The immunocompetent state of an individual that uses psychostimulants may display a wide range of possibilities in terms of the pattern of consumption (from sporadic and intermittent use, to bingeing or chronic and sustained consumption), and with the possible simultaneous use of other drugs that could also affect immunity. Initial contact with HIV can arise at any time during this cycle, with immune scenarios that may influence how this incipient hit is coped with. Since HIV usually comes to stay and it persists beyond the initial response, the virus will be confronted with a dysregulated immune system that is subjected to the fluctuations imposed by subsequent drug re-exposure. In addition, psychostimulants could help HIV more easily infect host cells by directly upregulating its co-receptors CCR5 and CXCR4.

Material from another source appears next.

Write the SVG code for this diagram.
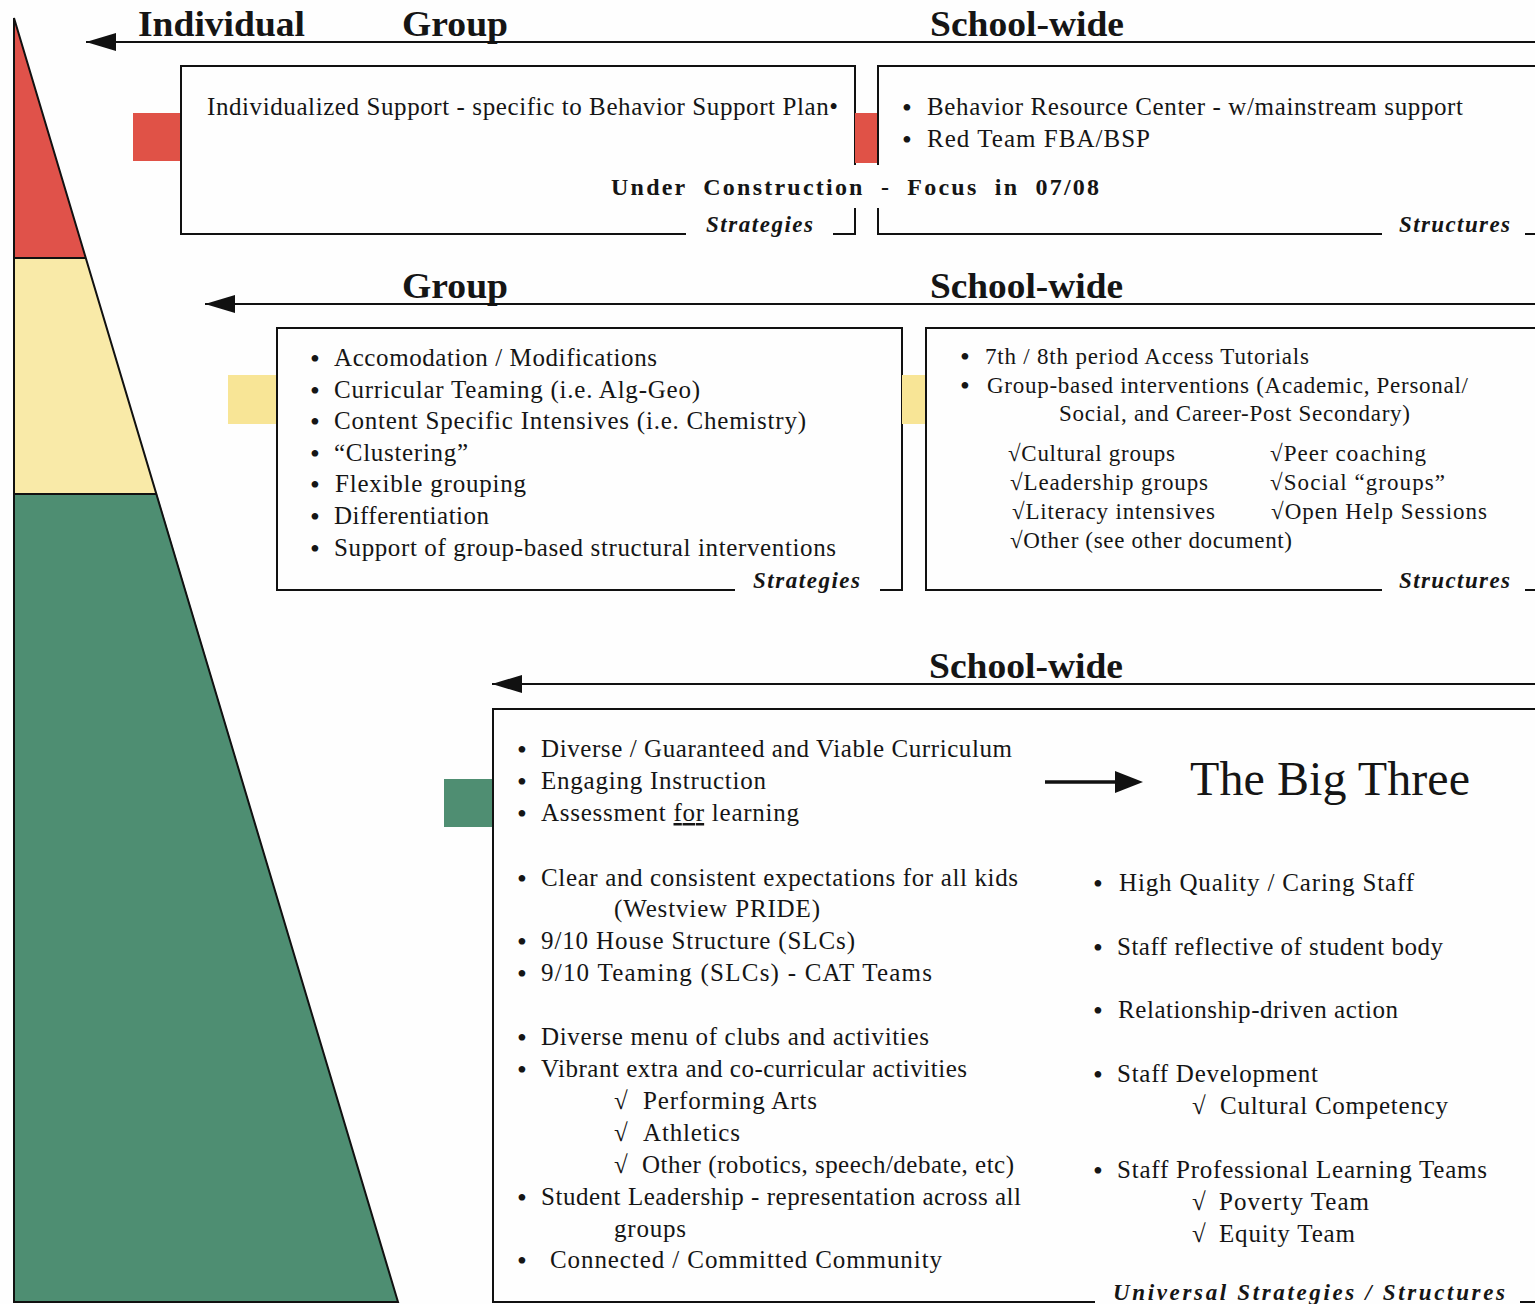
<svg xmlns="http://www.w3.org/2000/svg" width="1535" height="1304" viewBox="0 0 1535 1304">
<defs>
<style>
.t{font-family:"Liberation Serif","Times New Roman",serif;fill:#151515}
.b{font-size:25px}
.s{font-size:23px}
.bu{font-size:28px}
.h{font-size:36px;font-weight:bold}
.lab{font-size:23px;font-weight:bold;font-style:italic}
.ln{fill:none;stroke:#111;stroke-width:2}
.red{fill:#e05247}
.yel{fill:#f8e596}
.grn{fill:#4f8e72}
</style>
<marker id="ah" viewBox="0 0 30 18" refX="30" refY="9" markerWidth="30" markerHeight="18" markerUnits="userSpaceOnUse" orient="auto">
<path d="M0,0 L30,9 L0,18 z" fill="#111"/>
</marker>
<marker id="ah2" viewBox="0 0 28 22" refX="28" refY="11" markerWidth="28" markerHeight="22" markerUnits="userSpaceOnUse" orient="auto">
<path d="M0,0 L28,11 L0,22 z" fill="#111"/>
</marker>
</defs>
<rect width="1535" height="1304" fill="#fefefe"/>

<g id="pyramid">
<polygon points="14,18 86,258 14,258" fill="#e0524a"/>
<polygon points="14,258 86,258 157,494 14,494" fill="#f9eaa8"/>
<polygon points="14,494 157,494 398,1302 14,1302" fill="#4e8e72"/>
<path d="M14,258 H86 M14,494 H157" class="ln"/>
<path d="M14,18 L398,1302 H14 Z" class="ln"/>
</g>

<g id="headers-top">
<text class="t h" x="138" y="36" textLength="167" lengthAdjust="spacingAndGlyphs">Individual</text>
<text class="t h" x="402" y="36" textLength="106" lengthAdjust="spacingAndGlyphs">Group</text>
<text class="t h" x="930" y="36" textLength="194" lengthAdjust="spacingAndGlyphs">School-wide</text>
</g>
<g id="headers-mid">
<text class="t h" x="402" y="298" textLength="106" lengthAdjust="spacingAndGlyphs">Group</text>
<text class="t h" x="930" y="298" textLength="193" lengthAdjust="spacingAndGlyphs">School-wide</text>
</g>
<g id="headers-bottom">
<text class="t h" x="929" y="678" textLength="194" lengthAdjust="spacingAndGlyphs">School-wide</text>
</g>

<g id="connectors">
<line x1="1535" y1="42" x2="86" y2="42" class="ln" marker-end="url(#ah)"/>
<line x1="1535" y1="304" x2="205" y2="304" class="ln" marker-end="url(#ah)"/>
<line x1="1535" y1="684" x2="492" y2="684" class="ln" marker-end="url(#ah)"/>
<line x1="1045" y1="782" x2="1125" y2="782" stroke="#111" stroke-width="3.5"/>
<line x1="1115" y1="782" x2="1143" y2="782" stroke="none" stroke-width="1" marker-end="url(#ah2)"/>
</g>

<g id="indiv-strategies">
<rect class="red" x="133" y="113" width="48" height="48"/>
<path class="ln" d="M855,165 V66 H181 V234 H686 M833,234 H855 V208"/>
<text class="t b" x="207" y="115" textLength="631" lengthAdjust="spacing">Individualized Support - specific to Behavior Support Plan•</text>
<text class="t lab" x="706" y="232" textLength="107" lengthAdjust="spacing">Strategies</text>
</g>

<g id="indiv-structures">
<rect class="red" x="855" y="113" width="23" height="50"/>
<path class="ln" d="M878,165 V66 H1535 M878,208 V234 H1382 M1525,234 H1535"/>
<text class="t bu" x="902" y="117">•</text>
<text class="t b" x="927" y="115" textLength="536" lengthAdjust="spacing">Behavior Resource Center - w/mainstream support</text>
<text class="t bu" x="902" y="149">•</text>
<text class="t b" x="927" y="147" textLength="223" lengthAdjust="spacing">Red Team FBA/BSP</text>
<text class="t lab" x="1399" y="232" textLength="111" lengthAdjust="spacing">Structures</text>
</g>

<g id="under-construction">
<text class="t" x="611" y="195" font-size="24" font-weight="bold" textLength="488" lengthAdjust="spacing" word-spacing="8">Under Construction - Focus in 07/08</text>
</g>

<g id="group-strategies">
<rect class="yel" x="228" y="375" width="49" height="49"/>
<path class="ln" d="M735,590 H277 V328 H902 V590 H880"/>
<g class="t b">
<text class="bu" x="310" y="368">•</text><text x="334" y="366" textLength="323" lengthAdjust="spacing">Accomodation / Modifications</text>
<text class="bu" x="310" y="400">•</text><text x="334" y="398" textLength="366" lengthAdjust="spacing">Curricular Teaming (i.e. Alg-Geo)</text>
<text class="bu" x="310" y="431">•</text><text x="334" y="429" textLength="472" lengthAdjust="spacing">Content Specific Intensives (i.e. Chemistry)</text>
<text class="bu" x="310" y="463">•</text><text x="334" y="461" textLength="134" lengthAdjust="spacing">“Clustering”</text>
<text class="bu" x="310" y="494">•</text><text x="335" y="492" textLength="191" lengthAdjust="spacing">Flexible grouping</text>
<text class="bu" x="310" y="526">•</text><text x="334" y="524" textLength="155" lengthAdjust="spacing">Differentiation</text>
<text class="bu" x="310" y="558">•</text><text x="334" y="556" textLength="502" lengthAdjust="spacing">Support of group-based structural interventions</text>
</g>
<text class="t lab" x="753" y="588" textLength="107" lengthAdjust="spacing">Strategies</text>
</g>

<g id="group-structures">
<rect class="yel" x="902" y="375" width="24" height="49"/>
<path class="ln" d="M1535,328 H926 V590 H1382 M1525,590 H1535"/>
<g class="t s">
<text class="bu" x="960" y="366" font-size="25">•</text><text x="985" y="364" textLength="324" lengthAdjust="spacing">7th / 8th period Access Tutorials</text>
<text class="bu" x="960" y="395" font-size="25">•</text><text x="987" y="393" textLength="481" lengthAdjust="spacing">Group-based interventions (Academic, Personal/</text>
<text x="1059" y="421" textLength="351" lengthAdjust="spacing">Social, and Career-Post Secondary)</text>
<text x="1008" y="461" textLength="167" lengthAdjust="spacing">√Cultural groups</text>
<text x="1010" y="490" textLength="198" lengthAdjust="spacing">√Leadership groups</text>
<text x="1012" y="519" textLength="203" lengthAdjust="spacing">√Literacy intensives</text>
<text x="1010" y="548" textLength="282" lengthAdjust="spacing">√Other (see other document)</text>
<text x="1270" y="461" textLength="156" lengthAdjust="spacing">√Peer coaching</text>
<text x="1270" y="490" textLength="175" lengthAdjust="spacing">√Social “groups”</text>
<text x="1271" y="519" textLength="216" lengthAdjust="spacing">√Open Help Sessions</text>
</g>
<text class="t lab" x="1399" y="588" textLength="111" lengthAdjust="spacing">Structures</text>
</g>

<g id="universal">
<rect class="grn" x="444" y="779" width="49" height="48"/>
<path class="ln" d="M1535,709 H493 V1302 H1095 M1520,1302 H1535"/>
<g class="t b">
<text class="bu" x="517" y="759">•</text><text x="541" y="757" textLength="471" lengthAdjust="spacing">Diverse / Guaranteed and Viable Curriculum</text>
<text class="bu" x="517" y="791">•</text><text x="541" y="789" textLength="225" lengthAdjust="spacing">Engaging Instruction</text>
<text class="bu" x="517" y="823">•</text><text x="541" y="821" textLength="258" lengthAdjust="spacing">Assessment <tspan text-decoration="underline">for</tspan> learning</text>
<text class="bu" x="517" y="888">•</text><text x="541" y="886" textLength="477" lengthAdjust="spacing">Clear and consistent expectations for all kids</text>
<text x="614" y="917" textLength="206" lengthAdjust="spacing">(Westview PRIDE)</text>
<text class="bu" x="517" y="951">•</text><text x="541" y="949" textLength="314" lengthAdjust="spacing">9/10 House Structure (SLCs)</text>
<text class="bu" x="517" y="983">•</text><text x="541" y="981" textLength="391" lengthAdjust="spacing">9/10 Teaming (SLCs) - CAT Teams</text>
<text class="bu" x="517" y="1047">•</text><text x="541" y="1045" textLength="388" lengthAdjust="spacing">Diverse menu of clubs and activities</text>
<text class="bu" x="517" y="1079">•</text><text x="541" y="1077" textLength="426" lengthAdjust="spacing">Vibrant extra and co-curricular activities</text>
<text x="614" y="1109">√</text><text x="643" y="1109" textLength="174" lengthAdjust="spacing">Performing Arts</text>
<text x="614" y="1141">√</text><text x="643" y="1141" textLength="97" lengthAdjust="spacing">Athletics</text>
<text x="614" y="1173">√</text><text x="642" y="1173" textLength="372" lengthAdjust="spacing">Other (robotics, speech/debate, etc)</text>
<text class="bu" x="517" y="1207">•</text><text x="541" y="1205" textLength="480" lengthAdjust="spacing">Student Leadership - representation across all</text>
<text x="614" y="1237" textLength="72" lengthAdjust="spacing">groups</text>
<text class="bu" x="517" y="1270">•</text><text x="550" y="1268" textLength="392" lengthAdjust="spacing">Connected / Committed Community</text>
</g>
<text class="t" x="1190" y="795" font-size="48" textLength="280" lengthAdjust="spacing">The Big Three</text>
<g class="t b">
<text class="bu" x="1093" y="893">•</text><text x="1119" y="891" textLength="295" lengthAdjust="spacing">High Quality / Caring Staff</text>
<text class="bu" x="1093" y="957">•</text><text x="1117" y="955" textLength="326" lengthAdjust="spacing">Staff reflective of student body</text>
<text class="bu" x="1093" y="1020">•</text><text x="1118" y="1018" textLength="280" lengthAdjust="spacing">Relationship-driven action</text>
<text class="bu" x="1093" y="1084">•</text><text x="1117" y="1082" textLength="201" lengthAdjust="spacing">Staff Development</text>
<text x="1192" y="1114">√</text><text x="1220" y="1114" textLength="228" lengthAdjust="spacing">Cultural Competency</text>
<text class="bu" x="1093" y="1180">•</text><text x="1117" y="1178" textLength="370" lengthAdjust="spacing">Staff Professional Learning Teams</text>
<text x="1192" y="1210">√</text><text x="1219" y="1210" textLength="150" lengthAdjust="spacing">Poverty Team</text>
<text x="1192" y="1242">√</text><text x="1219" y="1242" textLength="136" lengthAdjust="spacing">Equity Team</text>
</g>
<text class="t lab" x="1113" y="1300" textLength="392" lengthAdjust="spacing">Universal Strategies / Structures</text>
</g>
</svg>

Without being able to ignore the current world situation, it is important to highlight that the breeding ground generated in an organism exposed to psychostimulants and HIV could constitute a “double jeopardy” for the coronavirus pandemic, as described recently [275]. This dual threat for people living with HIV that use drugs has multiple facets, ranging from immune dysfunction that might facilitate SARS-CoV-2 infection, to the chronic and uncontrollable stress implicitly associated with the pandemic that exacerbates psychiatric disorders and the use of drugs of abuse, as well as the danger to those who may be detoxifying to enter relapse. It is therefore of enormous relevance to unravel the effects psychostimulants have on peripheral immunity, which may involve neuro-immune mechanisms triggered simultaneously in the CNS and immune system, and that could provide us with a more global understanding of the harmful marriage between drugs and HIV.